Like a proud Southern belle, the city of Charlotte, North Carolina, has put its best on display for the Democratic National Convention. It's the first time the state has hosted a national political convention in more than 100 years, thanks in large part to the lobbying efforts of Mayor Anthony Foxx. But when the hoards of delegates, politicians and media outlets depart at week's end, they will leave behind a city still basking in its transformation.
"For many decades, Charlotte has kind of been like the dinner-party guest who was a great conversationalist, but after dinner we're asking, 'What's that person's name?'" Foxx told BET.com. "I think for the foreseeable future, the world will know Charlotte."
To prepare for the convention, commercial real estate has expanded and existing infrastructures got makeovers they otherwise might not have. Foxx said the city "bent over backwards" to ensure that economic opportunities were made available to small businesses and had a stated diversity goal.
"So many times, when a convention or big event happens in the city, the first people to get the work are the people who did the work before," said Foxx. "With this convention, we're trying to create more small businesses, more women-owned businesses, more minority businesses that gain the kind of experience that will allow them to raise their hands the next time an event like this happens."
Some benefits are already in evidence, and the mayor said businesses have begun "kicking the tires" in Charlotte and are considering it when thinking about relocating or expanding.

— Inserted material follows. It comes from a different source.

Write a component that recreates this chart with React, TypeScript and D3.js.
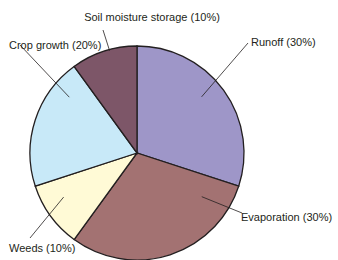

But more important, he adds, the psychology of the residents has gotten a significant boost.
Foxx said the entire community joined the city on its journey of self-improvement, by working to reduce obesity, adopting sustainable practices in their daily personal and professional lives, and putting in place inclusive business practices.
In addition, thousands of young people were able to participate in the convention through internships and jobs. The city also hosted a kid's convention during which children were "interviewed" by the media and worked the teleprompter.
The goal, the mayor explained, was to "lift the ambitions of our young people by giving them a sense that they are connected to this event" as citizens and also get them thinking about new career paths.
Other lasting legacies of this week are new farmers' markets that were created to reduce food deserts and are accessible by public transportation. Charlotte is the first city in the Southeast to have a bicycle share program, and it is working to expand its recycling capabilities in the central business district.
The story that people will be telling about Charlotte, Foxx said, "is we work together; we solve problems; we keep building."